Here on Building a Better World Part 9, I wanted to talk about the ultimate fate of religion in the far-flung future. As I already discussed in my post on time travel, religion didn’t fare well in the distant future and everywhere that it tried to prove it’s claims, it failed miserably. This wasn’t limited to the Catholics, nor to Christianity, virtually all monotheistic religions failed across the board when it became painfully clear that they were all false. Christianity, as a whole, dropped to representing a tiny percentage of the population. Islam similarly fell, but they had some serious problems that I’ll explore in part 10 of my series. Judiasm went virtually extinct, as did Shintoism, Taoism and many of the other eastern religions. Hinduism fared better than most but it too was practiced by only a sliver of the population.
So what happened to religion? Read on and find out.
Religion failed, mostly because it became absurd to continue to believe things which advanced science had disproven. Sure, they stumbled on for a while, hemorrhaging members left and right, but over time, it became impossible for most theists to adhere to the doctrines of religions that were clearly lying to and misleading their followers. While virtually no religions, outside of the Catholics, ever dared to use science to attempt to verify their beliefs, this mostly came off to the general public as fear and an admission that they didn’t really believe the things they purported to believe in the first place.
As I had also brought up previously, there were Purity Colonies dedicated to religious belief, most major religions had at least one and, with a single exception, all of them failed, some through attrition and some through violence. There were two Muslim Colonies, one Shiite and one Sunni and they ended up destroying each other over doctrinal differences. The last of the religious Purity Colonies was called New Vatican, where the last of the dwindling Catholic faithful fled following their failed time travel experiments.

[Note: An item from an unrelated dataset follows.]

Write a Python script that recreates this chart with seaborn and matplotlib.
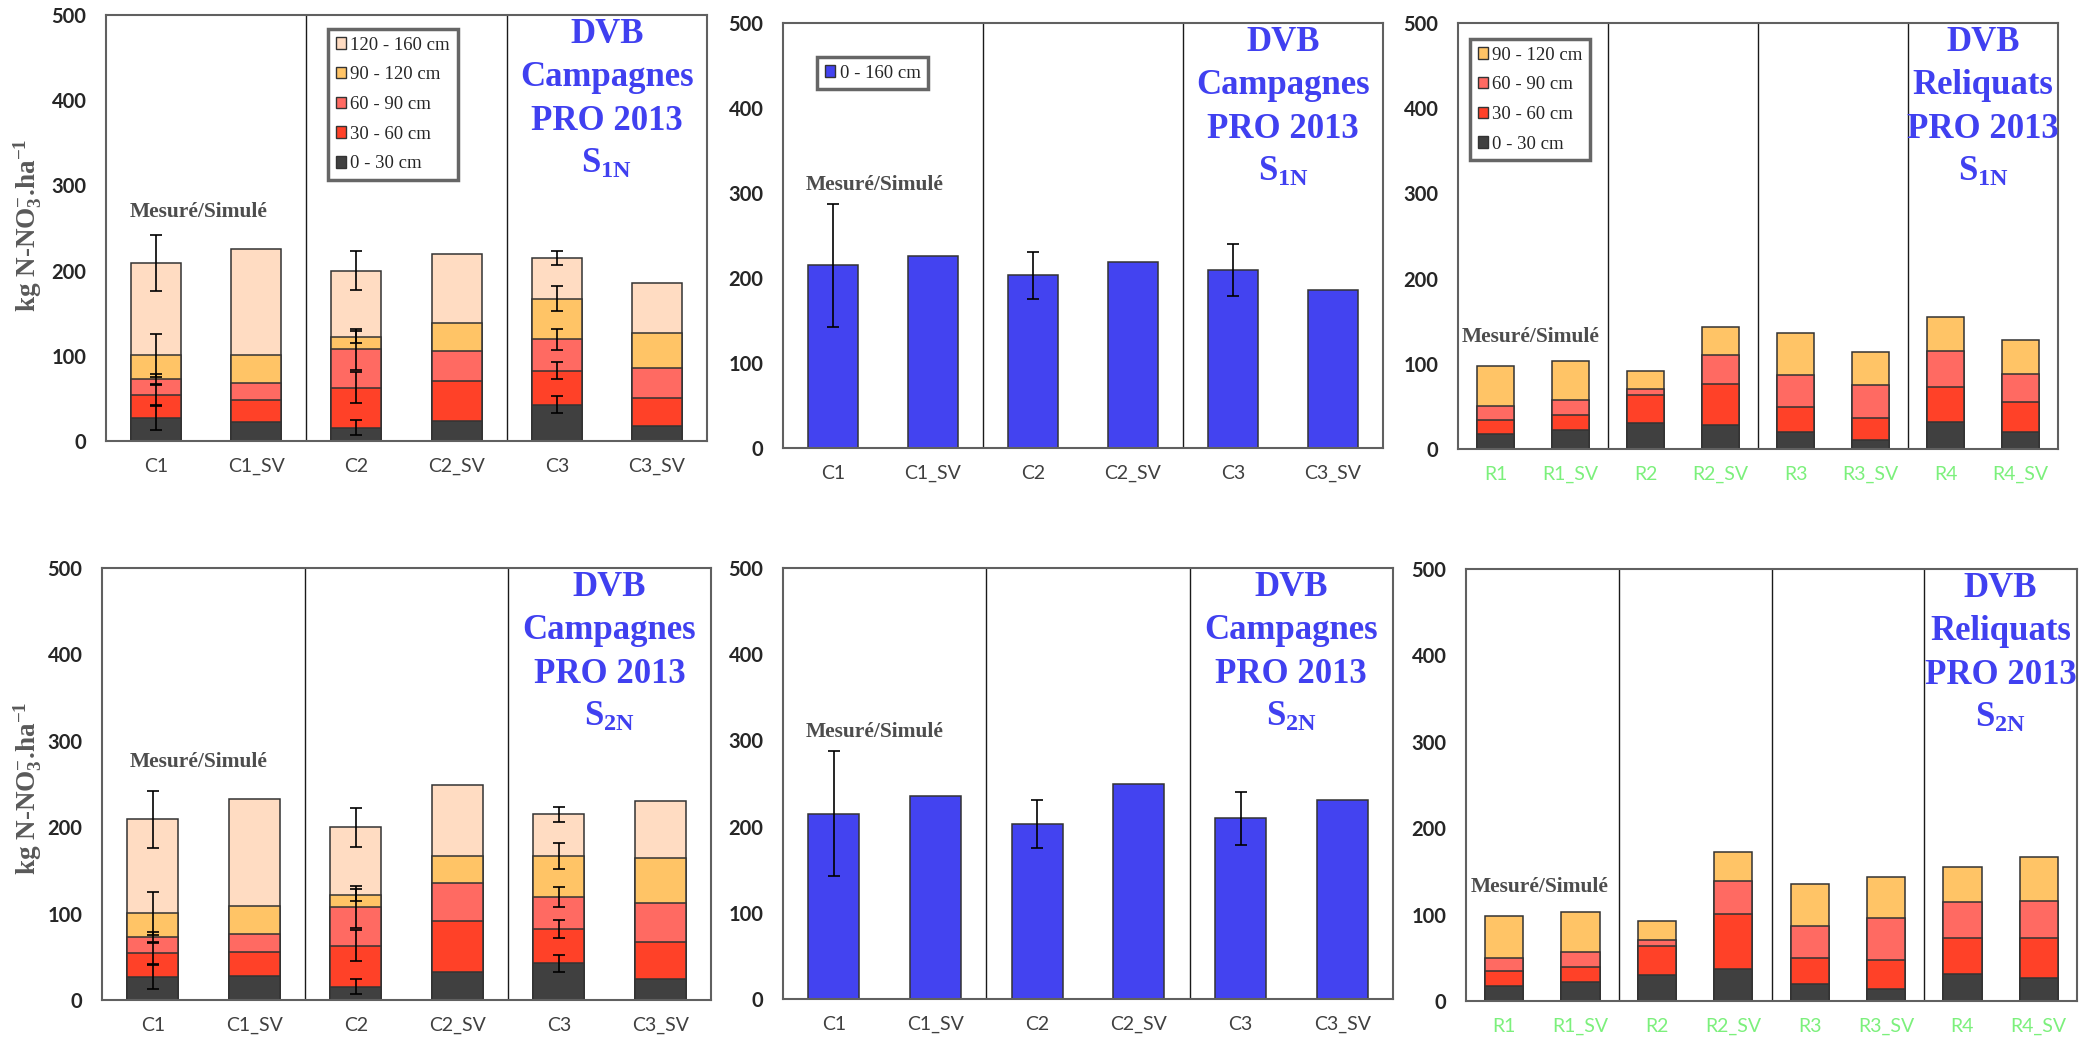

It didn’t last too long, in-fighting and a loss of faith caused it to fall within a century and the planet was largely abandoned, with the exception of an order of hyper-religious monks that remained for a while thereafter.
This doesn’t mean that religion died out entirely, but the modern-day monotheistic and polytheistic religions simply didn’t have much staying power once humanity was faced with a universe full of aliens who had no clue about humanity’s gods. In fact, these aliens often came with a full complement of their own gods and beliefs and, to everyone’s amazement, humans were only too happy to adopt and worship these alien gods and that fact really was the final straw for most rational humans. An improvement in education, advancements in science and the clear and obvious demonstration that the beliefs of some of the largest and most influential religions had done most of them in and those that remained were quite different than what had come before. They tended to be more esoteric beliefs, without faith in gods or the supernatural. They became more philosophically spiritual than supernaturally spiritual and even those didn’t tend to garner large followings. In my sci-fi universe’s modern day, religion is not really a factor in public life. In a general sense, churches are few and far between, it’s not a matter for discussion in public discourse, politically it’s a non-issue and those that do consider themselves religious are, if not embarrassed about it, are at least quiet about it because it’s not a matter for open discussion most of the time.
It’s sort of become what I wish religion would be like in the real world. It’s no surprise that things have gone that way in my science fiction world.